FIG. 5 shows the fourth embodiment of the present invention, and this embodiment is the case wherein the first embodiment is applied to plug receptacle. As same as in the previous example, the end portion 1C of said retaining portion 1 is formed to have a suitable shape in connecting with plugging blade 4 shown in the third embodiment, and is enclosed in case 2 formed so as to fit in the plug receptacle, and the effect of it is the same as previously mentioned.

FIG. 6 to FIG. 8c show the fifth embodiment of the present invention, and this embodiment is the case wherein the first embodiment is applied to the rotary switch. As will be apparent from the drawing of FIG. 6, end portion 1C of said retaining portion 1 is formed to have a brush shape suitable in sliding on rotary terminal 6 of the rotary switch. The more detailed explanation of this condition is shown in FIG. 7. In the present embodiment, the supplemental invention based on the principle of the present invention is introduced. In particularly explaining brush portion 1E, brush portion 1E of the present invention is cut at the position of contact point S, while the usual brush has a nearly symmetrical circular arc portion with a center axis locating on contact point S of said rotary terminal 6. Through this means, as same as in the first embodiment described above, the rotary can be rotated with a light load in a circular direction, and it can be rotated with slightly heavy load in a reverse direction. Therefore, it can be prevented that the conventional system has a possibility to be rotated in the normal direction or the reverse direction, when rotary terminal 6 is on the dead point. And further, as shown in FIG. 8b and FIG. 8c, the ratchet function can be provided, in this case, the reverse rotation is perfectly prevented. In order to make this mechanism more effective and to ensure the contact, as shown in FIG. 7, the above described brush 1E divided into two pieces.

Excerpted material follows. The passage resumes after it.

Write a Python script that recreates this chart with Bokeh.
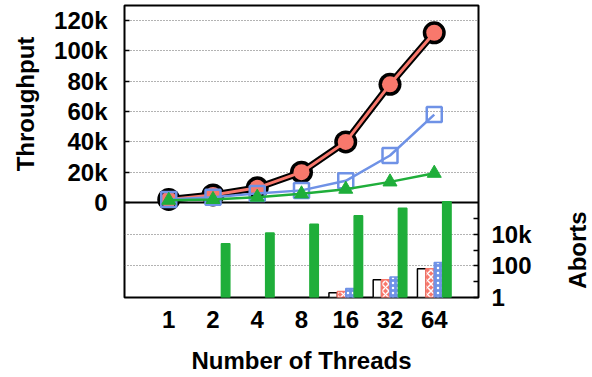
import math

from bokeh.embed import file_html
from bokeh.models import (ColumnDataSource, FixedTicker, Grid, Label, LinearAxis,
                          LogScale, Range1d, Span)
from bokeh.plotting import figure
from bokeh.resources import INLINE

# ---- data -------------------------------------------------------------
threads = [1, 2, 4, 8, 16, 32, 64]

# throughput (operations / s)
tput_black = [2000, 5000, 9700, 20000, 40000, 78000, 112000]
tput_red = [2000, 5000, 9700, 20000, 40000, 78000, 112000]
tput_blue = [2000, 3500, 6000, 8000, 14300, 31000, 58000]
tput_green = [1500, 2000, 3500, 5700, 8800, 13600, 19300]

# aborts (0 = none recorded)
aborts_black = [0, 0, 0, 0, 2, 13, 65]
aborts_red = [0, 0, 0, 0, 2.4, 13, 65]
aborts_blue = [0, 0, 0, 0, 3.7, 20, 165]
aborts_green = [0, 2500, 11700, 42000, 148000, 430000, 1100000]

tput_ticks = [0, 20000, 40000, 60000, 80000, 100000, 120000]
tput_tick_labels = ["0", "20k", "40k", "60k", "80k", "100k", "120k"]
abort_ticks = [1, 100, 10000]
abort_minor_ticks = [10, 1000, 100000]
abort_tick_labels = ["1", "100", "10k"]

# ---- layout -----------------------------------------------------------
W, H = 592, 377
B_LEFT, B_RIGHT, B_TOP, B_BOTTOM = 124, 114, 5, 80
FRAME_H = H - B_TOP - B_BOTTOM          # 292
UPPER_H = 197                           # throughput panel height (px)
LOWER_H = FRAME_H - UPPER_H             # aborts panel height (px)
TPUT_MAX = 130000
ABORT_DECADES = 6                       # lower panel spans 1 .. 1e6

X_MAX = len(threads) + 1
PX_PER_X = (W - B_LEFT - B_RIGHT) / X_MAX

FONT = "Liberation Sans"
TICK_SIZE = "24px"
TITLE_SIZE = "24px"
RED = "#f8786c"
BLUE = "#6f92e6"
GREEN = "#1fae3a"
GRID = "#666666"

xs = [i + 1 for i in range(len(threads))]

p = figure(width=W, height=H, output_backend="svg", toolbar_location=None,
           x_range=Range1d(0, X_MAX),
           y_range=Range1d(-TPUT_MAX * LOWER_H / UPPER_H, TPUT_MAX),
           min_border_left=B_LEFT, min_border_right=B_RIGHT,
           min_border_top=B_TOP, min_border_bottom=B_BOTTOM)
p.outline_line_color = "black"
p.outline_line_width = 2
p.background_fill_color = "white"
p.border_fill_color = "white"

# log-scaled range for the aborts panel, sharing the same frame
log_end = 10 ** (ABORT_DECADES * FRAME_H / LOWER_H)
p.extra_y_ranges = {"log": Range1d(1, log_end)}
p.extra_y_scales = {"log": LogScale()}

# ---- axes -------------------------------------------------------------
p.xgrid.visible = False
p.ygrid.ticker = FixedTicker(ticks=tput_ticks[1:])
p.ygrid.grid_line_color = GRID
p.ygrid.grid_line_dash = "1 2"
p.ygrid.grid_line_width = 1

yax = p.yaxis[0]
yax.ticker = FixedTicker(ticks=tput_ticks)
yax.major_label_overrides = dict(zip(tput_ticks, tput_tick_labels))
yax.axis_line_color = None
yax.major_tick_in = 5
yax.major_tick_out = 0
yax.major_tick_line_width = 1.5
yax.minor_tick_line_color = None
yax.major_label_standoff = 17
yax.major_label_text_font = FONT
yax.major_label_text_font_style = "bold"
yax.major_label_text_font_size = TICK_SIZE
yax.major_label_text_color = "black"

xax = p.xaxis[0]
xax.ticker = FixedTicker(ticks=xs)
xax.major_label_overrides = {x: str(t) for x, t in zip(xs, threads)}
xax.axis_line_color = None
xax.major_tick_line_color = None
xax.minor_tick_line_color = None
xax.major_label_standoff = 7
xax.major_label_text_font = FONT
xax.major_label_text_font_style = "bold"
xax.major_label_text_font_size = TICK_SIZE
xax.major_label_text_color = "black"
xax.axis_label = "Number of Threads"
xax.axis_label_standoff = 16
xax.axis_label_text_font = FONT
xax.axis_label_text_font_style = "bold"
xax.axis_label_text_font_size = TITLE_SIZE
xax.axis_label_text_color = "black"

rax = LinearAxis(y_range_name="log",
                 ticker=FixedTicker(ticks=abort_ticks, minor_ticks=abort_minor_ticks))
rax.major_label_overrides = dict(zip(abort_ticks, abort_tick_labels))
rax.axis_line_color = None
rax.major_tick_in = 5
rax.major_tick_out = 0
rax.minor_tick_in = 5
rax.minor_tick_out = 0
rax.major_tick_line_width = 1.5
rax.minor_tick_line_width = 1.5
rax.major_label_standoff = 13
rax.major_label_text_font = FONT
rax.major_label_text_font_style = "bold"
rax.major_label_text_font_size = TICK_SIZE
rax.major_label_text_color = "black"
p.add_layout(rax, "right")

abort_grid = Grid(dimension=1, y_range_name="log",
                  ticker=FixedTicker(ticks=[100, 10000]),
                  grid_line_color=GRID, grid_line_dash="1 2", grid_line_width=1)
p.add_layout(abort_grid)

# panel separator at zero throughput
p.add_layout(Span(location=0, dimension="width", line_color="black",
                  line_width=2, level="underlay"))

# ---- aborts bars (log panel) -----------------------------------------
BAR_W = 0.19
bar_series = [
    (aborts_black, dict(fill_color="white", line_color="black")),
    (aborts_red, dict(fill_color=RED, line_color=RED, hatch_pattern="diagonal_cross",
                      hatch_color="white", hatch_scale=7, hatch_weight=1.5)),
    (aborts_blue, dict(fill_color=BLUE, line_color=BLUE, hatch_pattern="dot",
                       hatch_color="white", hatch_scale=5, hatch_weight=1.2)),
    (aborts_green, dict(fill_color=GREEN, line_color=GREEN)),
]
for k, (vals, style) in enumerate(bar_series):
    off = (k - 1.5) * BAR_W
    pts = [(x + off, v) for x, v in zip(xs, vals) if v > 0]
    src = ColumnDataSource(dict(x=[a for a, _ in pts], top=[b for _, b in pts]))
    p.vbar(x="x", top="top", bottom=1, width=BAR_W, source=src,
           y_range_name="log", line_width=1.5, **style)

# ---- throughput lines -------------------------------------------------
p.line(xs, tput_black, line_color="black", line_width=7)
p.scatter(xs, tput_black, marker="circle", size=23, fill_color="black", line_color=None)

p.line(xs, tput_red, line_color=RED, line_width=3)
p.scatter(xs, tput_red, marker="circle", size=16, fill_color=RED, line_color=None)

p.line(xs, tput_blue, line_color=BLUE, line_width=2.5)
p.scatter(xs, tput_blue, marker="square", size=15, fill_color=None,
          line_color=BLUE, line_width=2.5)

p.line(xs, tput_green, line_color=GREEN, line_width=2.5)
p.scatter(xs, tput_green, marker="triangle", size=14, fill_color=GREEN,
          line_color=GREEN, line_width=1)

# ---- panel titles (placed in the side panels so they are not clipped) --
p.add_layout(Label(x=-(B_LEFT - 25) / PX_PER_X, y=TPUT_MAX / 2,
                   text="Throughput", angle=math.pi / 2,
                   text_align="center", text_baseline="middle",
                   text_font=FONT, text_font_style="bold",
                   text_font_size=TITLE_SIZE, text_color="black"), "left")
p.add_layout(Label(x=X_MAX + (577 - (W - B_RIGHT)) / PX_PER_X,
                   y=10 ** (ABORT_DECADES / 2), y_range_name="log",
                   text="Aborts", angle=math.pi / 2,
                   text_align="center", text_baseline="middle",
                   text_font=FONT, text_font_style="bold",
                   text_font_size=TITLE_SIZE, text_color="black"), "right")

open("out.html", "w").write(file_html(p, INLINE))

In the embodiments from third to fifth, all are the application of the first embodiment. It is manifest, of course, that these all embodiments can be applied to the second embodiment, it is needless to say also that these embodiments can be applied to other electric instruments.

Claims

We claim:

1. A terminal used for connecting a cable to an electric wiring system comprising:

(a) a case communicating with an electric wiring system and including an inner chamber having a cable hole leading to the exterior and an inner wiring hole leading to a source of electricity;

(b) a unitary spring biased conducting plate seated in said case intemediate said cable hole and said wiring hole, further including:

(i) a curvate middle portion seated against the top of said chamber;

(ii) a cable connecting portion extending downwardly and inclined inwardly of said cable hole so as to lockingly engage a cable inserted in said cable hole;

(iii) an electrical contact portion extending inwardly of said wiring system hole and towards said cable connecting portion so as to engage a cable inserted in said cable hole; and

(iv) an end portion extending from said electrica contact portion through said wiring hole to a source of electricity.

2. A terminal used for connecting a cable to an electric wiring system as in claim 1, wherein said case is conformed as a plug with two inner chambers and further including two plugging blades extending discretely into said inner chambers, each blade supporting a unitary spring biased conducting plate supported within each of said inner chambers.

3. A push-in terminal as in claim 2, wherein said plug is conformed to retain plugging blades therein.

4. A terminal used for connecting a cable to an electric wiring system as in claim 1, wherein said electrical contact portion is defined in two pieces as a brush assembly.

5. A push-in terminal system used for connecting a cable to an electric wiring system as in claim 4, wherein both pieces of said brush assembly are conformed as a rotary switch to engage a rotary terminal.